I don’t want to hijack the thread, so I’ll stop talking about this…right after I respond to Alan Smithee.

Lots of people try meditation, take drugs, and practice CBT, and are still unable to soothe themselves in response to pain. You may try any number of these things and find success, but it’s not because you have consciously willed yourself to respond to them. It’s because you are programmed to respond to them. The same way that some babies are programmed to cry in response to loud music while other babies are programmed to laugh.

Nor did you choose to be the type of person who would try a novel approach. That you were able to come up with a long list of strategies is the result of your educational and cultural background, as well as your memory and cognitive ability. No one chooses how smart they are. And your willingness to experiment is the result of your grit and self-confidence, neither of which can be “willed” either.

Please don’t presume to know what I’ve decided, especially since you don’t seem to grok my argument (hint: it ain’t got nothing to do with the determinism of the universe.)

I would tell you that we have something called “will”. A drive, an impulse, an urge, a compulsion, volition, what have you. I just don’t call it “free”, because that adjective comes with a bunch of implications–like that an individual is free to decide what he wants to do or that he is free to act in a way that is not driven by his internal governor, whatever that may be. I don’t believe either is the case.

Today I took a hike in the woods.

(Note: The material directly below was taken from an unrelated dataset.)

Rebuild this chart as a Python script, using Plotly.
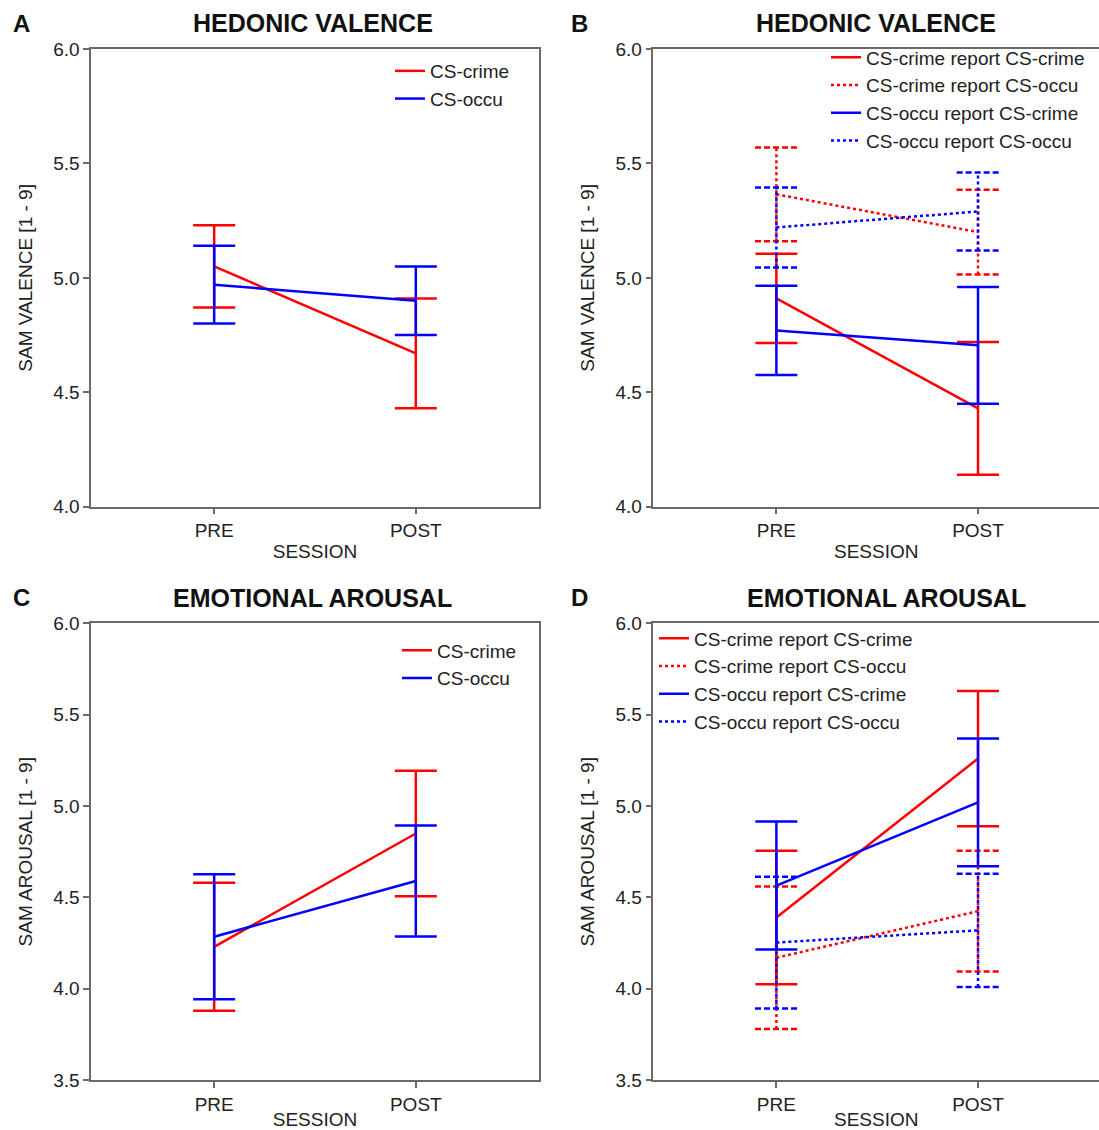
import plotly.graph_objects as go

# ---------------- data ----------------
sessions = ["PRE", "POST"]

# Panel A: hedonic valence by CS
valA_crime_mean = [5.05, 4.67]
valA_crime_err = [0.18, 0.24]
valA_occu_mean = [4.97, 4.90]
valA_occu_err = [0.17, 0.15]

# Panel B: hedonic valence by CS x report
valB_cc_mean = [4.91, 4.43]
valB_cc_err = [0.195, 0.29]
valB_co_mean = [5.365, 5.20]
valB_co_err = [0.205, 0.185]
valB_oc_mean = [4.77, 4.705]
valB_oc_err = [0.195, 0.255]
valB_oo_mean = [5.22, 5.29]
valB_oo_err = [0.175, 0.17]

# Panel C: emotional arousal by CS
aroC_crime_mean = [4.23, 4.85]
aroC_crime_err = [0.35, 0.343]
aroC_occu_mean = [4.285, 4.59]
aroC_occu_err = [0.342, 0.304]

# Panel D: emotional arousal by CS x report
aroD_cc_mean = [4.39, 5.26]
aroD_cc_err = [0.365, 0.37]
aroD_co_mean = [4.17, 4.425]
aroD_co_err = [0.39, 0.33]
aroD_oc_mean = [4.565, 5.02]
aroD_oc_err = [0.35, 0.35]
aroD_oo_mean = [4.253, 4.32]
aroD_oo_err = [0.36, 0.31]

valence_ticks = [4.0, 4.5, 5.0, 5.5, 6.0]
arousal_ticks = [3.5, 4.0, 4.5, 5.0, 5.5, 6.0]

# ---------------- style ----------------
W, H = 1099, 1130
RED = "#ff0000"
BLUE = "#0000ff"
LW = 2.5
CAP_PX = 21
CAP_DATA = 0.106   # half cap width in x-data units for dotted error bars
FONT = "Liberation Sans, Arial, sans-serif"
TXT = "#222222"
AXC = "#6a6a6a"
FS = 19
LFS = 19

def px2x(px):
    return px / W

def px2y(py):
    return 1 - py / H

x_pos = list(range(len(sessions)))

fig = go.Figure()

def solid_series(name, mean, err, color, xa, ya, legend):
    fig.add_trace(go.Scatter(
        x=x_pos, y=mean, mode="lines", name=name,
        line=dict(color=color, width=LW),
        error_y=dict(type="data", array=err, visible=True, color=color,
                     thickness=LW, width=CAP_PX),
        xaxis=xa, yaxis=ya, legend=legend,
    ))

def dotted_series(name, mean, err, color, xa, ya, legend):
    vx, vy, cx, cy = [], [], [], []
    for xi, m, e in zip(x_pos, mean, err):
        vx += [xi, xi, None]
        vy += [m - e, m + e, None]
        for yy in (m - e, m + e):
            cx += [xi - CAP_DATA, xi + CAP_DATA, None]
            cy += [yy, yy, None]
    fig.add_trace(go.Scatter(x=vx, y=vy, mode="lines", showlegend=False,
                             line=dict(color=color, width=LW, dash="dot"),
                             xaxis=xa, yaxis=ya, hoverinfo="skip"))
    fig.add_trace(go.Scatter(x=cx, y=cy, mode="lines", showlegend=False,
                             line=dict(color=color, width=LW, dash="6px,3px"),
                             xaxis=xa, yaxis=ya, hoverinfo="skip"))
    fig.add_trace(go.Scatter(x=x_pos, y=mean, mode="lines", name=name,
                             line=dict(color=color, width=LW, dash="dot"),
                             xaxis=xa, yaxis=ya, legend=legend))

# Panel A
solid_series("CS-crime", valA_crime_mean, valA_crime_err, RED, "x", "y", "legend")
solid_series("CS-occu", valA_occu_mean, valA_occu_err, BLUE, "x", "y", "legend")
# Panel B
solid_series("CS-crime report CS-crime", valB_cc_mean, valB_cc_err, RED, "x2", "y2", "legend2")
dotted_series("CS-crime report CS-occu", valB_co_mean, valB_co_err, RED, "x2", "y2", "legend2")
solid_series("CS-occu report CS-crime", valB_oc_mean, valB_oc_err, BLUE, "x2", "y2", "legend2")
dotted_series("CS-occu report CS-occu", valB_oo_mean, valB_oo_err, BLUE, "x2", "y2", "legend2")
# Panel C
solid_series("CS-crime", aroC_crime_mean, aroC_crime_err, RED, "x3", "y3", "legend3")
solid_series("CS-occu", aroC_occu_mean, aroC_occu_err, BLUE, "x3", "y3", "legend3")
# Panel D
solid_series("CS-crime report CS-crime", aroD_cc_mean, aroD_cc_err, RED, "x4", "y4", "legend4")
dotted_series("CS-crime report CS-occu", aroD_co_mean, aroD_co_err, RED, "x4", "y4", "legend4")
solid_series("CS-occu report CS-crime", aroD_oc_mean, aroD_oc_err, BLUE, "x4", "y4", "legend4")
dotted_series("CS-occu report CS-occu", aroD_oo_mean, aroD_oo_err, BLUE, "x4", "y4", "legend4")

dom_left = [px2x(91.2), px2x(538.8)]
dom_right = [px2x(653.4), 1.0]
dom_top = [px2y(506.7), px2y(49.0)]
dom_bot = [px2y(1080.2), px2y(623.3)]

def xaxis(domain, anchor, rng):
    return dict(domain=domain, anchor=anchor, range=rng, automargin=False,
                tickmode="array", tickvals=x_pos, ticktext=sessions,
                ticks="outside", ticklen=6, tickwidth=1.5, tickcolor=AXC,
                showline=True, linecolor=AXC, linewidth=1.5, mirror=True,
                showgrid=False, zeroline=False,
                tickfont=dict(size=FS, color=TXT, family=FONT),
                title=dict(text="SESSION", standoff=4,
                           font=dict(size=FS, color=TXT, family=FONT)))

def yaxis(domain, anchor, rng, tickvals, title):
    return dict(domain=domain, anchor=anchor, range=rng, automargin=False,
                tickmode="array", tickvals=tickvals,
                ticktext=[f"{v:.1f}" for v in tickvals],
                ticks="outside", ticklen=6, tickwidth=1.5, tickcolor=AXC,
                showline=True, linecolor=AXC, linewidth=1.5, mirror=True,
                showgrid=False, zeroline=False,
                tickfont=dict(size=FS, color=TXT, family=FONT),
                title=dict(text=title, standoff=16,
                           font=dict(size=FS, color=TXT, family=FONT)))

xr_left = [-0.61, 1.61]
xr_right = [-0.61, 1.6]

fig.update_layout(
    xaxis=xaxis(dom_left, "y", xr_left),
    yaxis=yaxis(dom_top, "x", [4.0, 6.0], valence_ticks, "SAM VALENCE [1 - 9]"),
    xaxis2=xaxis(dom_right, "y2", xr_right),
    yaxis2=yaxis(dom_top, "x2", [4.0, 6.0], valence_ticks, "SAM VALENCE [1 - 9]"),
    xaxis3=xaxis(dom_left, "y3", xr_left),
    yaxis3=yaxis(dom_bot, "x3", [3.5, 6.0], arousal_ticks, "SAM AROUSAL [1 - 9]"),
    xaxis4=xaxis(dom_right, "y4", xr_right),
    yaxis4=yaxis(dom_bot, "x4", [3.5, 6.0], arousal_ticks, "SAM AROUSAL [1 - 9]"),
)

leg_common = dict(font=dict(size=LFS, color=TXT, family=FONT), bgcolor="rgba(0,0,0,0)",
                  xanchor="left", yanchor="top", borderwidth=0)
fig.update_layout(
    legend=dict(x=px2x(390), y=px2y(52), **leg_common),
    legend2=dict(x=px2x(826), y=px2y(38.5), **leg_common),
    legend3=dict(x=px2x(397), y=px2y(631.5), **leg_common),
    legend4=dict(x=px2x(654), y=px2y(619.5), **leg_common),
)

annotations = []
for label, cx, cy in [("A", 21, 23.5), ("B", 579.5, 23.5), ("C", 21, 597.5), ("D", 579.5, 597.5)]:
    annotations.append(dict(text=f"<b>{label}</b>", x=px2x(cx), y=px2y(cy), xref="paper", yref="paper",
                            showarrow=False, xanchor="center", yanchor="middle",
                            font=dict(size=24, color="#111111", family=FONT)))
for label, cx, cy in [("HEDONIC VALENCE", 313, 23.5), ("HEDONIC VALENCE", 875.8, 23.5),
                      ("EMOTIONAL AROUSAL", 312.5, 597.5), ("EMOTIONAL AROUSAL", 886, 597.5)]:
    annotations.append(dict(text=f"<b>{label}</b>", x=px2x(cx), y=px2y(cy), xref="paper", yref="paper",
                            showarrow=False, xanchor="center", yanchor="middle",
                            font=dict(size=25, color="#111111", family=FONT)))

fig.update_layout(
    width=W, height=H,
    margin=dict(l=0, r=0, t=0, b=0, autoexpand=False),
    paper_bgcolor="white", plot_bgcolor="white",
    annotations=annotations,
    font=dict(family=FONT, color=TXT, size=FS),
)

fig.write_html("out.html", config={"displayModeBar": False},
               post_script="document.body.style.margin='0px';")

Though it seemed like I had no bias in the direction I chose at every fork in the road, I know that my track was predictable enough for any outside observer who had enough information about me. I’m fine with saying I made “decisions” or “choices” because the English vocabulary doesn’t really offer any better, non-crazy alternatives. But I know they weren’t freely made decisions or choices. Just because I don’t see the gun being held to my head doesn’t mean it’s not there.

I can’t see how you could possibly believe this.

I’m not so bothered by those examples. I am more bothered by people who presume to know the state of mind of other people.

“He killed despite knowing that murder is wrong. He had free will. Let’s execute him!”

We give ourselves permission to vilify and punish people all the time because we presume we know they are fully responsible for their actions–that they are free agents. It amazes me how easy it is us for to rag on someone else’s personal failings when we too have those same failings, just manifest in a different way. I think the illusion of free will allows something like this to happen. Because we can’t imagine that we’d ever kill someone, we feel we are in the position to judge the murderer in our midst as an inferior human being. When for all we know, if we had that murder’s same upbringing, life experiences, and mental state, we’d have made the same choice. But you can’t go through life letting everyone off the hook for their personal failures. So we tell ourselves that there’s such a thing as free will so we can sleep peacefully at night.